Si la gigantesque demeure de Miles est dominée par un « oignon en verre » qui comme la chanson des Beatles, où Lennon s’amusait avec les théories délirantes des fans, matérialise bien des sens et liens cachés, ce n’est pas un hasard. Opérant à visage découvert, Rian Johnson a contribué, bien plus qu’un Kenneth Branagh, à redynamiser le genre toujours confortable, mais statique du whodunit avec À couteaux tirés, puis maintenant avec Glass Onion. Il actualise ici encore les obsessions d’Agatha Christie (en gros, égratigner par le biais d’un observateur extérieur une bourgeoisie tout aussi prompte au crime que les classes populaires qu’elle méprise) en assaisonnant son jeu de Cluedo – ne prononcez pas ce mot devant le détective Blanc ! – d’une montagne de références, doubles sens, symboles visuels ou textuels qui commentent en creux l’époque dingo que nous vivons, avec un large fond d’acidité. Et qui, ironie attendue, font le délice des internautes et sites en mal d’actu qui se font un plaisir de les lister, les commenter et les surexpliquer
Le crime était presque disruptif
« Tout cela est tellement stupide », se lamente Benoit Blanc quand vient le temps – après deux premiers actes enchâssés qui démontrent le perfectionnisme achevé du scénariste-réalisateur – d’expliquer les dessous du crime, car il y en a bien un, et même plus d’un, ainsi que la morale de l’histoire. Plus que le jeu sur l’identité de l’assassin, assez convenu une fois ses pièces assemblées (pas un hasard si Helen est celle qui fracasse le cube bourré de casse-têtes envoyé par Miles à ses invités), c’est bien celui du tir sur cibles qui fascine et divertit dans Glass Onion. Johnson ne montre aucune pitié pour sa tribu de parvenus, de « disrupteurs », persuadés de révolutionner la société alors qu’ils ne font que la niveler vers le bas par leur ignorance, leur vanité mal placée et leur absence manifeste de scrupules. Toute ressemblance avec des influenceurs, milliardaires égocentriques ou patrons de la Silicon Valley ne saurait être fortuite.
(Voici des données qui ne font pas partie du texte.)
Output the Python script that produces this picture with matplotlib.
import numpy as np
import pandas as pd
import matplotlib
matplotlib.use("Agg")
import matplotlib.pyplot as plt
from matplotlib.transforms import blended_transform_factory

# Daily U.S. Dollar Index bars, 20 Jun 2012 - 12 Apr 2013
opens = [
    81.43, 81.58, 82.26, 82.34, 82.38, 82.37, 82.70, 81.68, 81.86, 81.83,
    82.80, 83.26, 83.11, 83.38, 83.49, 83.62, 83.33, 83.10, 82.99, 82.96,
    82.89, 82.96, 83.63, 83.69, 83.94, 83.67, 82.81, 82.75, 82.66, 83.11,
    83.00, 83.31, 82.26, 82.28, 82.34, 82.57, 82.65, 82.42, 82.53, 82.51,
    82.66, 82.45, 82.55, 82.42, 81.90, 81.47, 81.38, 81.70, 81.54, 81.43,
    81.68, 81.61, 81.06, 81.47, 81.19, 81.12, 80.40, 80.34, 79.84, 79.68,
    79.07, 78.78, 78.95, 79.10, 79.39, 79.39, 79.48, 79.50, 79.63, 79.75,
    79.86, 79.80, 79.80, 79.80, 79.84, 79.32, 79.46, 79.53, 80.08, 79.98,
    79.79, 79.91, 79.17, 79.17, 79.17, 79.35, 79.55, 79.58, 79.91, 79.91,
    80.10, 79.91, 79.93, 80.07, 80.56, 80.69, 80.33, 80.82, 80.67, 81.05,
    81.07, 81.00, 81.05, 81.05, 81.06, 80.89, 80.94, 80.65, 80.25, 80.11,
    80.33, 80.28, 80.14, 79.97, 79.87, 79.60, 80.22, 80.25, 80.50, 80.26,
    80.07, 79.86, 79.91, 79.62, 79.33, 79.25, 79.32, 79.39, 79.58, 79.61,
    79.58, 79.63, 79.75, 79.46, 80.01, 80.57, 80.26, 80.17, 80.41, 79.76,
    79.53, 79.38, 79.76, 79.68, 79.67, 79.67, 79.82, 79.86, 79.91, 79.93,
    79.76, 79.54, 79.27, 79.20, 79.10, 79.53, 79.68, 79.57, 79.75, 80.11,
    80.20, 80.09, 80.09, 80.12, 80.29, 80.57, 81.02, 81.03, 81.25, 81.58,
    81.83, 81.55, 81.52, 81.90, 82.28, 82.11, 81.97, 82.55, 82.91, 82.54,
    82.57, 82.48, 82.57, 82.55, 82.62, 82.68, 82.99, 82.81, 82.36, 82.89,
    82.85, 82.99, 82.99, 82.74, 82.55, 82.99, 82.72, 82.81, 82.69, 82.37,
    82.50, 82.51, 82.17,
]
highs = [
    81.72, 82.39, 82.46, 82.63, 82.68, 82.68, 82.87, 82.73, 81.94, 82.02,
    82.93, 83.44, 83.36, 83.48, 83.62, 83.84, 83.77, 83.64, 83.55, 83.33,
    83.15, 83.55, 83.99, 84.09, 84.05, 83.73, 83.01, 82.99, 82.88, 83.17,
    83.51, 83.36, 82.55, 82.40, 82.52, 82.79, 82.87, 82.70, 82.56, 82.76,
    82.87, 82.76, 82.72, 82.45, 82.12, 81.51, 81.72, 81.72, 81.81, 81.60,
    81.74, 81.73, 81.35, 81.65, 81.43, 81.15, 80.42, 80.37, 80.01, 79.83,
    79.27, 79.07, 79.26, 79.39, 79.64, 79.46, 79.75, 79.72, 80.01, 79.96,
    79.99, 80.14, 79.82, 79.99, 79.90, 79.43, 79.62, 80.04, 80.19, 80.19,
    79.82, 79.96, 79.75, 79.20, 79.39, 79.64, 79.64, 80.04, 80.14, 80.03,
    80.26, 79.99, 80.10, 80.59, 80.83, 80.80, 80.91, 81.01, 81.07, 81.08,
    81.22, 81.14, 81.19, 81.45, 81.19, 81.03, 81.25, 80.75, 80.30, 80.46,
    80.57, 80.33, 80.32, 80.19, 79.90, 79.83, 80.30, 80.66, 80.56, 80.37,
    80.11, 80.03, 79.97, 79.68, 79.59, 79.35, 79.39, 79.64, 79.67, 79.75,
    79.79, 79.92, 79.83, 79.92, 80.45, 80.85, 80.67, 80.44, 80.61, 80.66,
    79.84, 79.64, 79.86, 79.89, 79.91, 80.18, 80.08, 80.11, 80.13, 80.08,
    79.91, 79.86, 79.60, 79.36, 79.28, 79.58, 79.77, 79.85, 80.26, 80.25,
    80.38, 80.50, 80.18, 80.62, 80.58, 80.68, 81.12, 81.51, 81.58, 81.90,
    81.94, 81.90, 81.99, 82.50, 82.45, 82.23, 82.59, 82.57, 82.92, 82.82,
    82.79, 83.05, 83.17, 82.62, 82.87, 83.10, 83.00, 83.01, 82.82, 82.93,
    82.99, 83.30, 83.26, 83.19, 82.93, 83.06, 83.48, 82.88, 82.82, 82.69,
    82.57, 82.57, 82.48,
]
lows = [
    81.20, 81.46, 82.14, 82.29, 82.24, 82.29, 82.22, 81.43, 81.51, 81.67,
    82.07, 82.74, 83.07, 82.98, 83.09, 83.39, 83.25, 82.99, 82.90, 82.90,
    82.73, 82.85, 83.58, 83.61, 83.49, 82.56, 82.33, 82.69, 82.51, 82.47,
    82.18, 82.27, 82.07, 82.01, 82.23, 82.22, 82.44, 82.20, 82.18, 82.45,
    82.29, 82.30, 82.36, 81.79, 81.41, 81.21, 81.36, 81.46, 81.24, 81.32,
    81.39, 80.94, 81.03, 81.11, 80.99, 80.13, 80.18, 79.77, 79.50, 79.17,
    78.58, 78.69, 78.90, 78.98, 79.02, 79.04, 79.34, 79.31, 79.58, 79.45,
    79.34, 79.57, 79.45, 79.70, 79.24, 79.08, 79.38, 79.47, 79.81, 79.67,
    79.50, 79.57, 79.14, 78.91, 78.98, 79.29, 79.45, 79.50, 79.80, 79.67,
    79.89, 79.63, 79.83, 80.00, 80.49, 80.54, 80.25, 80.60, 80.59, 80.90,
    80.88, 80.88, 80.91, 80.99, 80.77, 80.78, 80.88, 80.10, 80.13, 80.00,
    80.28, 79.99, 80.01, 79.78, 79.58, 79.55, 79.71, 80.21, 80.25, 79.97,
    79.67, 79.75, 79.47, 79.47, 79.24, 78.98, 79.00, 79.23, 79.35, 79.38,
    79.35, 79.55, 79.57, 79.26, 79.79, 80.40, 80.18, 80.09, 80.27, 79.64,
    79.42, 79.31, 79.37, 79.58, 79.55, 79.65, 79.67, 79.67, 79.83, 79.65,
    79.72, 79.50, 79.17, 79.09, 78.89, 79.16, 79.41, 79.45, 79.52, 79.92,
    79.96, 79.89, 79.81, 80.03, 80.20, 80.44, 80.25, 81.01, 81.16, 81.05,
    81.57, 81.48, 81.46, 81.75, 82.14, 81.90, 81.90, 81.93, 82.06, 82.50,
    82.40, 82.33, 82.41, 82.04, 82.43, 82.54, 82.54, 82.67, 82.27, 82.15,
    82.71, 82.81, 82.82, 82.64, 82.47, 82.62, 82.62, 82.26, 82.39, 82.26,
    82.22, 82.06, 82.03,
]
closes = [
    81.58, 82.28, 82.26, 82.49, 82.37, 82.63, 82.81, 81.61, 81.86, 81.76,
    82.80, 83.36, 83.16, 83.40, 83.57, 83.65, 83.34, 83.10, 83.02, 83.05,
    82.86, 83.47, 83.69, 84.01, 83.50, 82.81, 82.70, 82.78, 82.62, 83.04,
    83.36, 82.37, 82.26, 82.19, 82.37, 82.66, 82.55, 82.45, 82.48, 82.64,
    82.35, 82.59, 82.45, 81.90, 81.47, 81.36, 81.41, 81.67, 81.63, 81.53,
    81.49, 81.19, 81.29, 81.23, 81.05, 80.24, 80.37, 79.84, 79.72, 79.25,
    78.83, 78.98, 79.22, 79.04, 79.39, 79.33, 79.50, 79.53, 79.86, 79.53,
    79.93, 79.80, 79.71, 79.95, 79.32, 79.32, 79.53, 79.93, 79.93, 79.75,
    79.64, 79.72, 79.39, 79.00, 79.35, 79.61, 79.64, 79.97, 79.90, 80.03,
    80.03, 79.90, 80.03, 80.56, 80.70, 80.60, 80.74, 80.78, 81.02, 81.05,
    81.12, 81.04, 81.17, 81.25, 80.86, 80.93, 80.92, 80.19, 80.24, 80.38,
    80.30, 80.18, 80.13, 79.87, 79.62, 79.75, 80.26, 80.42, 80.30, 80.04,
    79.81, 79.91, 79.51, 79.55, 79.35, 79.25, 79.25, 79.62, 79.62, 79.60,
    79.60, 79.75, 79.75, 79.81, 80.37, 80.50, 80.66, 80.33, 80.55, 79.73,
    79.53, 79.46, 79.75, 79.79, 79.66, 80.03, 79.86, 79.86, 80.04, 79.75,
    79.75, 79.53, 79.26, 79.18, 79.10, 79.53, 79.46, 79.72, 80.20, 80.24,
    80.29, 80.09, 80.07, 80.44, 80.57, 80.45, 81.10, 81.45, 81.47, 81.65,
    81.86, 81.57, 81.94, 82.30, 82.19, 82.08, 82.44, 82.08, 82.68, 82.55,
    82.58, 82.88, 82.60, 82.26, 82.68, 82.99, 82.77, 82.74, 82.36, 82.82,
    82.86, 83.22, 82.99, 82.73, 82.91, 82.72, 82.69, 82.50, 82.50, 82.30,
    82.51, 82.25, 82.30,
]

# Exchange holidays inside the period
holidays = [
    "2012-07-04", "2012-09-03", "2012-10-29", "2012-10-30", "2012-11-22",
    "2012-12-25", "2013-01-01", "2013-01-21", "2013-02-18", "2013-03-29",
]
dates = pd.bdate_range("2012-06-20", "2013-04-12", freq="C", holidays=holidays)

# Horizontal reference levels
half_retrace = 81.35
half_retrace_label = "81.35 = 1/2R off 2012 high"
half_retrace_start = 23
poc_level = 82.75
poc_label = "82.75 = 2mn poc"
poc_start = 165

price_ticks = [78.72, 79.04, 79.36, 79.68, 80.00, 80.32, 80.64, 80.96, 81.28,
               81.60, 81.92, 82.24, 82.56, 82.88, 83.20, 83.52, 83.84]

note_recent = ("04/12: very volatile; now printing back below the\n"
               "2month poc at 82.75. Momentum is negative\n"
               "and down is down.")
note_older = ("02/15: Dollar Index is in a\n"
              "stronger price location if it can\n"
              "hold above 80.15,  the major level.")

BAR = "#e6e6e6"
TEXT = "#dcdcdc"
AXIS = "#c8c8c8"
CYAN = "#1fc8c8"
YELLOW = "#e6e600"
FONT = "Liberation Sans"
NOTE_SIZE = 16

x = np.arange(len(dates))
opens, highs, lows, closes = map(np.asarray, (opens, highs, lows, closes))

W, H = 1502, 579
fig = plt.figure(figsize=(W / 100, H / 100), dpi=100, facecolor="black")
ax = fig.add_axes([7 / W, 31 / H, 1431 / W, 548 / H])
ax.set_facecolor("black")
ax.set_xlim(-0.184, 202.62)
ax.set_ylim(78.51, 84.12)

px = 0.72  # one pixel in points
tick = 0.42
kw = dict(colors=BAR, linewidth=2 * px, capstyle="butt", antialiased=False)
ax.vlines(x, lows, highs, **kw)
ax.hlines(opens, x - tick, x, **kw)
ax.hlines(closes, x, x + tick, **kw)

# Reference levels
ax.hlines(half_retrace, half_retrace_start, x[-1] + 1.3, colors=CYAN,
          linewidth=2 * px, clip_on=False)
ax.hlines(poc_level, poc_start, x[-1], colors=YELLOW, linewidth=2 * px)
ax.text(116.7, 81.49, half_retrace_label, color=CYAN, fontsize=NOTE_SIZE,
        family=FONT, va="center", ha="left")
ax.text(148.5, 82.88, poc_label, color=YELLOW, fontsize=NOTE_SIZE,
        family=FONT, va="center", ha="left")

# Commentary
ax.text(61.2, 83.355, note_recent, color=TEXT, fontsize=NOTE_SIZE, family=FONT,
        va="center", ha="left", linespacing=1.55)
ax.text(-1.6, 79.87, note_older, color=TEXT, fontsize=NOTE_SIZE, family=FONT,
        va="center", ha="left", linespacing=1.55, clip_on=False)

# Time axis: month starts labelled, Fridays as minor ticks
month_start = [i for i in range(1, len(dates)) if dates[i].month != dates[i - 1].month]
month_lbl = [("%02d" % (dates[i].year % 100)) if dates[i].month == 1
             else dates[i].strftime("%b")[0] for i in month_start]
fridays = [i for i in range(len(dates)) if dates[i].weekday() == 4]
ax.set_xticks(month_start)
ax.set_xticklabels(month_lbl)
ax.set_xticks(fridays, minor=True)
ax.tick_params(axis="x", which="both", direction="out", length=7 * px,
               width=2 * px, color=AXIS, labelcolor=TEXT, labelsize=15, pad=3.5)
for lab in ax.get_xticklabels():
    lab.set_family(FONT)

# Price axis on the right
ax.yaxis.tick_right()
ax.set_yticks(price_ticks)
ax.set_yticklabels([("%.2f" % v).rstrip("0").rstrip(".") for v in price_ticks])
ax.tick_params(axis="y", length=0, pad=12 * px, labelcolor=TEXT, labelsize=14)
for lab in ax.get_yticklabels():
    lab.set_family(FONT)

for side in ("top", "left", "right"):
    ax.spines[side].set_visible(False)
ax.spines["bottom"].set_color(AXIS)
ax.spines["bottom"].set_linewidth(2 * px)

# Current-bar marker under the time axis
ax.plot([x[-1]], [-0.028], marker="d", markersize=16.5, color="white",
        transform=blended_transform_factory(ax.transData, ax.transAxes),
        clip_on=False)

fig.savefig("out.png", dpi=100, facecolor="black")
Et pour remettre du plomb dans ces têtes surgonflées, le cinéaste a tendance à prendre le chemin le plus court, celui du chaos complet et pétaradant, bien loin des résolutions feutrées traditionnelles du genre.
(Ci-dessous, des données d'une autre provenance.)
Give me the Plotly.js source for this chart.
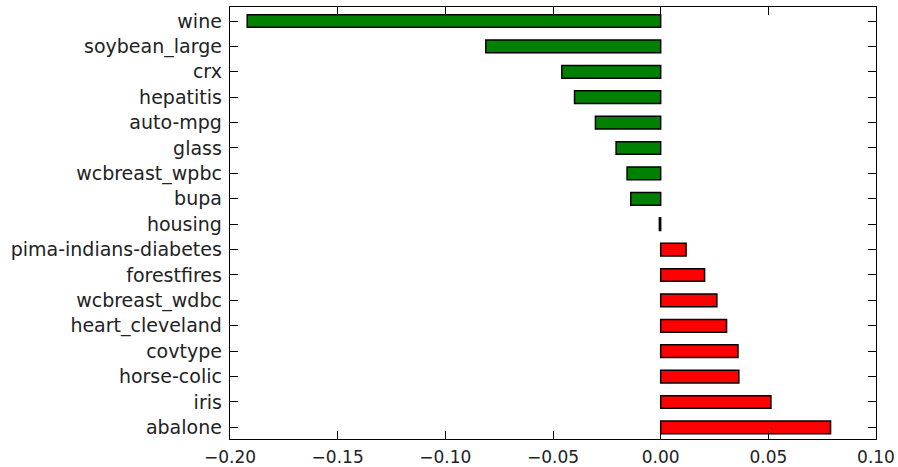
<!DOCTYPE html>
<html>
<head>
<meta charset="utf-8">
<script src="https://cdn.plot.ly/plotly-3.0.1.min.js"></script>
<style>html,body{margin:0;padding:0;background:#fff;}#chart{width:898px;height:467px;}</style>
</head>
<body>
<div id="chart"></div>
<script>
// Datasets, listed top to bottom
const datasets = ["wine","soybean_large","crx","hepatitis","auto-mpg","glass","wcbreast_wpbc","bupa","housing","pima-indians-diabetes","forestfires","wcbreast_wdbc","heart_cleveland","covtype","horse-colic","iris","abalone"];
const values = [-0.192,-0.0812,-0.0459,-0.0400,-0.0303,-0.0207,-0.0156,-0.0139,-0.0006,0.0118,0.0204,0.0261,0.0306,0.0359,0.0363,0.0512,0.0789];
const xTicks = [-0.20,-0.15,-0.10,-0.05,0.00,0.05,0.10];
const xTickText = ["\u22120.20","\u22120.15","\u22120.10","\u22120.05","0.00","0.05","0.10"];

const colors = values.map(v => v < 0 ? "#008000" : "#ff0000");

const trace = {
  type: "bar",
  orientation: "h",
  x: values,
  y: datasets,
  width: 0.5,
  marker: {color: colors, line: {color: "#000", width: 1.5}},
  hoverinfo: "x+y"
};

const axisCommon = {
  showline: true, linecolor: "#000", linewidth: 1.3, mirror: "ticks",
  ticks: "inside", ticklen: 8, tickcolor: "#000", tickwidth: 1,
  showgrid: false, zeroline: false
};

const layout = {
  width: 898, height: 467,
  margin: {l: 230, r: 22, t: 7, b: 28, pad: 0},
  paper_bgcolor: "#fff", plot_bgcolor: "#fff",
  showlegend: false,
  bargap: 0,
  xaxis: Object.assign({}, axisCommon, {
    range: [-0.2, 0.1], tickvals: xTicks, ticktext: xTickText, ticklabelstandoff: 2,
    tickfont: {family: "DejaVu Sans", size: 17, color: "#222"}
  }),
  yaxis: Object.assign({}, axisCommon, {
    type: "category", categoryorder: "array", categoryarray: datasets,
    range: [16.457, -0.551], ticklabelstandoff: 3,
    tickfont: {family: "DejaVu Sans", size: 19, color: "#222"}
  })
};

Plotly.newPlot("chart", [trace], layout, {displayModeBar: false, staticPlot: true});
</script>
</body>
</html>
Plus clinquant que le premier opus, débordant de couleurs vives et d’architectures extravagantes – le tournage en décor réel dans un palace grec a bien aidé – Glass Onion peut s’appuyer sur une équipe technique (costumes, montage, musique sont à saluer à manière égale) et artistique (peu de fausses notes à signaler dans un casting délicieux, si ce n’est les personnages sous-développés de Kathryn Hahn et Leslie Odom Jr.) de haut niveau pour soutenir son script féroce. Quelques longueurs et redondances se font sentir, les motivations et décisions des personnages font parfois tiquer, et la mise en scène de Johnson n’est pas exempte, étonnamment, de maladresses. Dans l’ensemble néanmoins, Glass Onion se déguste comme un divertissement du samedi soir rutilant et gentiment punk (peut-on l’être vraiment quand son producteur s’appelle Netflix ?), installant pour de bon cette nouvelle franchise dans le panthéon de notre chère pop culture moderne.